Deploying openpi0 on jetson orin encountered an error
code was stuck
Without Docker
Terminal window 1:
uv run examples/simple_client/main.py --env DROID
Terminal window 2:
uv run scripts/serve_policy.py --env DROID
uv run scripts/serve_policy.py --env DROID will stuck at ~/openpi-main/src/openpi/models/model.py
with ocp.PyTreeCheckpointer() as ckptr:
metadata = ckptr.metadata(params_path)
item = {"params": metadata["params"]}
params = ckptr.restore(
params_path,
ocp.args.PyTreeRestore(
item=item,
restore_args=jax.tree.map(
lambda _: ocp.ArrayRestoreArgs(sharding=sharding, restore_type=restore_type, dtype=dtype), item
),
),
)["params"]
there are some info INFO:root:Loading model... INFO:2025-03-17 19:44:58,699:jax._src.xla_bridge:945: Unable to initialize backend 'rocm': module 'jaxlib.xla_extension' has no attribute 'GpuAllocatorConfig' INFO:jax._src.xla_bridge:Unable to initialize backend 'rocm': module 'jaxlib.xla_extension' has no attribute 'GpuAllocatorConfig' INFO:2025-03-17 19:44:58,708:jax._src.xla_bridge:945: Unable to initialize backend 'tpu': INTERNAL: Failed to open libtpu.so: libtpu.so: cannot open shared object file: No such file or directory INFO:jax._src.xla_bridge:Unable to initialize backend 'tpu': INTERNAL: Failed to open libtpu.so: libtpu.so: cannot open shared object file: No such file or directory [CudaDevice(id=0)] Orin INFO:absl:orbax-checkpoint version: 0.11.1 INFO:absl:Created BasePyTreeCheckpointHandler: pytree_metadata_options=PyTreeMetadataOptions(support_rich_types=False), array_metadata_store=None
please help me ,thx a lot
Encountered same problem
The same problem I got.
ditto here, which orin is everyone using? has anyone seen a guide thats worked?
XLA_PYTHON_CLIENT_PREALLOCATE=false uv run scripts/serve_policy.py
XLA_PYTHON_CLIENT_PREALLOCATE=false uv run scripts/serve_policy.py
Did this solve the issue? FYI, the original post doesn't have any errors, only INFO logs.
Dear all, please leave a comment if the above solution solved the issue.
As Jetson Orin have a unified memory for CPU and GPU, preallocating a large amount of GPU memory can make Orin busy swapping memory. Therefore, setting the preallocation to false solved the issue in my setting.
Dear all, please leave a comment if the above solution solved the issue.
No, this didn't solve the problem in my case.

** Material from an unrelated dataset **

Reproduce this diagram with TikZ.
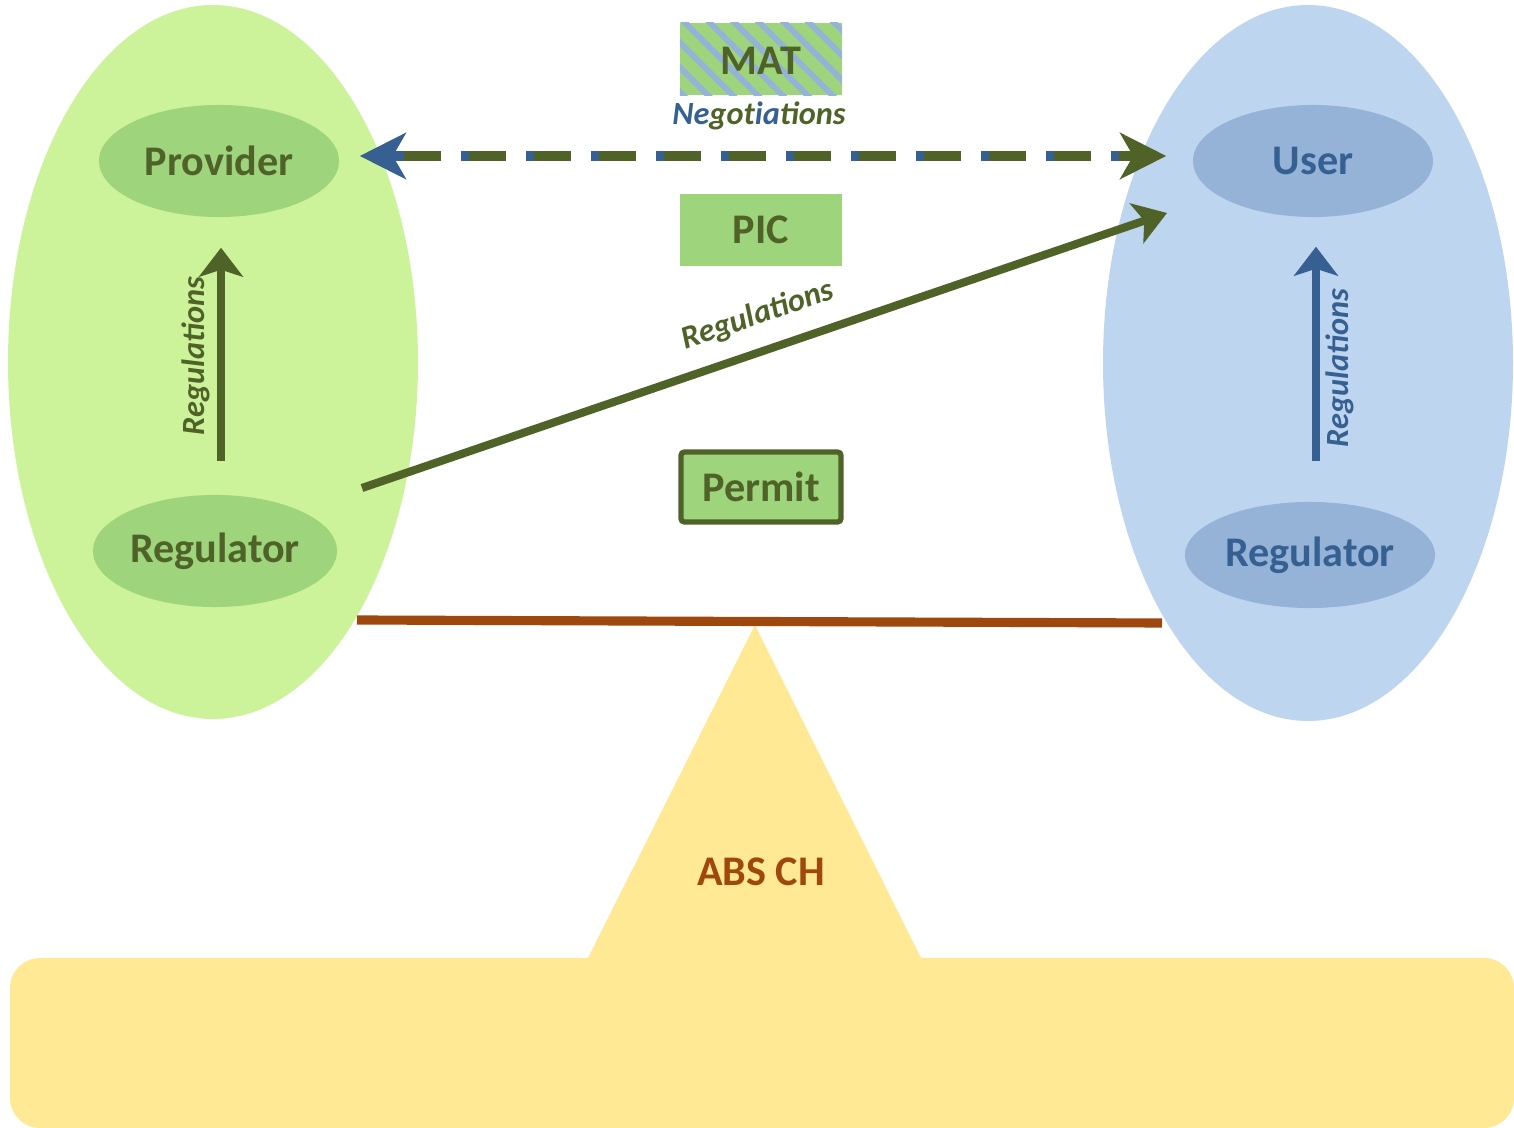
\documentclass[tikz,border=0pt]{standalone}
\usepackage{fontspec}
\setmainfont{Carlito}
\usetikzlibrary{shapes.geometric,arrows.meta,patterns.meta}
\definecolor{paleGreen}{RGB}{204,242,154}
\definecolor{midGreen}{RGB}{158,213,124}
\definecolor{olive}{RGB}{79,98,40}
\definecolor{paleBlue}{RGB}{190,213,240}
\definecolor{midBlue}{RGB}{149,179,215}
\definecolor{deepBlue}{RGB}{54,96,146}
\definecolor{beamBrown}{RGB}{158,72,14}
\definecolor{baseYellow}{RGB}{255,233,148}
\tikzset{
  party/.style={ellipse,inner sep=0pt,minimum width=2.4cm,minimum height=1.12cm,font=\fontsize{12}{14}\selectfont\bfseries},
  doc/.style={rectangle,inner sep=0pt,minimum width=1.62cm,minimum height=0.72cm,fill=midGreen,text=olive,font=\fontsize{12}{14}\selectfont\bfseries},
  lbl/.style={font=\fontsize{9.2}{11}\selectfont\bfseries\itshape},
  bigtip/.style={-{Stealth[length=0.46cm,width=0.46cm,inset=0.13cm]}},
  smalltip/.style={-{Stealth[length=0.29cm,width=0.44cm,inset=0.07cm]}}
}
\begin{document}
\begin{tikzpicture}[x=0.01cm,y=-0.01cm]
  \useasboundingbox (0,0) rectangle (1514,1128);
  % countries
  \fill[paleGreen] (213,362) ellipse (205 and 357);
  \fill[paleBlue] (1308,363) ellipse (205 and 358);
  % balance
  \fill[baseYellow, rounded corners=0.3cm] (10,958) rectangle (1514,1128);
  \fill[baseYellow] (755,625) -- (921,958) -- (588,958) -- cycle;
  \coordinate (beamL) at (357,620);
  \coordinate (beamR) at (1162,623);
  \draw[beamBrown, line width=2.6pt] (beamL) -- (beamR);
  \node[text=beamBrown, font=\fontsize{12}{14}\selectfont\bfseries] (abs) at (761,872) {ABS CH};
  % actors
  \node[party, fill=midGreen, text=olive] (provider) at (219,161) {Provider};
  \node[party, fill=midGreen, text=olive, minimum width=2.44cm] (regL) at (215,551) {Regulator};
  \node[party, fill=midBlue, text=deepBlue] (user) at (1313,161) {User};
  \node[party, fill=midBlue, text=deepBlue, minimum width=2.5cm, minimum height=1.06cm] (regR) at (1310,555) {Regulator};
  % documents
  \node[doc, preaction={fill=midGreen}, pattern={Lines[angle=-45,distance=5pt,line width=1.7pt]}, pattern color=midBlue] (mat) at (761,59) {};
  \node[text=olive, font=\fontsize{12}{14}\selectfont\bfseries] at ([yshift=-0.02cm]mat) {MAT};
  \node[lbl] (nego) at (759,116) {\textcolor{deepBlue}{Ne}\textcolor{olive}{got}\textcolor{deepBlue}{ia}\textcolor{olive}{tions}};
  \node[doc] (pic) at (761,230) {PIC};
  \node[doc, draw=olive, line width=1.5pt, rounded corners=1pt, minimum width=1.6cm, minimum height=0.7cm] (permit) at (761,487) {Permit};
  % negotiations
  \coordinate (negL) at ([yshift=0.05cm]provider.east);
  \coordinate (negR) at ([yshift=0.05cm]user.west);
  \draw[deepBlue, line width=2.6pt, dash pattern=on 0.45cm off 0.2cm, shorten <=0.56cm, shorten >=0.3cm] (negL) -- (negR);
  \draw[olive, line width=2.6pt, dash pattern=on 0.37cm off 0.28cm, dash phase=0.57cm, shorten <=0.56cm, shorten >=0.3cm] (negL) -- (negR);
  \draw[deepBlue, line width=2.6pt, shorten <=0.2cm, shorten >=7.94cm,
        {Stealth[length=0.46cm,width=0.46cm,inset=0.13cm]}-] (negL) -- (negR);
  \draw[olive, line width=2.6pt, shorten <=7.9cm, shorten >=0.26cm, bigtip] (negL) -- (negR);
  % regulations
  \draw[olive, line width=2.4pt, smalltip, shorten <=0.33cm, shorten >=0.3cm] (regL.north -| 221,0) -- (provider.south -| 221,0)
    node[lbl, midway, sloped, above=-1.3pt, text=olive] {Regulations};
  \draw[deepBlue, line width=2.4pt, smalltip, shorten <=0.4cm, shorten >=0.29cm] (regR.north -| 1316,0) -- (user.south -| 1316,0)
    node[lbl, pos=0.47, sloped, below=-1.8pt, text=deepBlue] {Regulations};
  \coordinate (diagS) at (362,488);
  \coordinate (diagE) at (1167,213);
  \draw[olive, line width=2.3pt, -{Stealth[length=0.32cm,width=0.42cm,inset=0.08cm]}] (diagS) -- (diagE)
    node[lbl, pos=0.506, sloped, above=1.5pt, text=olive] {Regulations};
\end{tikzpicture}
\end{document}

I am currently working on a Jetson Orin Nano Super (8G) kit, and I have successfully done the no-robot inference on my server; however on the jetson, it will stuck a bit (seems that it's a OOM, as my vscode is killed sometimes)
INFO:absl:[process=0][thread=MainThread] No metadata found for any process_index, checkpoint_dir=/home/fjn-jetson/workdir/openpi-assets/checkpoints/pi0_fast_droid/params. time elapsed=0.0024247169494628906 seconds. If the checkpoint does not contain jax.Array then it is expected. If checkpoint contains jax.Array then it should lead to an error eventually; if no error is raised then it is a bug.
after this, there is no message and the terminal begins a new line, but before that they are same to where I ran on my A800 server.
same issue
It's the JAX issue, kinda not compatible with Jetson. https://github.com/jax-ml/jax. I make it work on AGX orin with cpu, but haven't figured to work with GPU.
I'll give https://forums.developer.nvidia.com/t/questions-to-install-jax-0-3-25-on-orin/332829/3 a try
Hello, our team has successfully deployed the pi0.5 model on a Jetson Orin 64GB DK + JetPack 6, with a single inference time of approximately 1 second. Here is our blog link; we hope it helps you. Unfortunately, we currently have no plans to write an English version of the blog. You can use your browser's translation function. If you encounter any problems, you can leave a message here.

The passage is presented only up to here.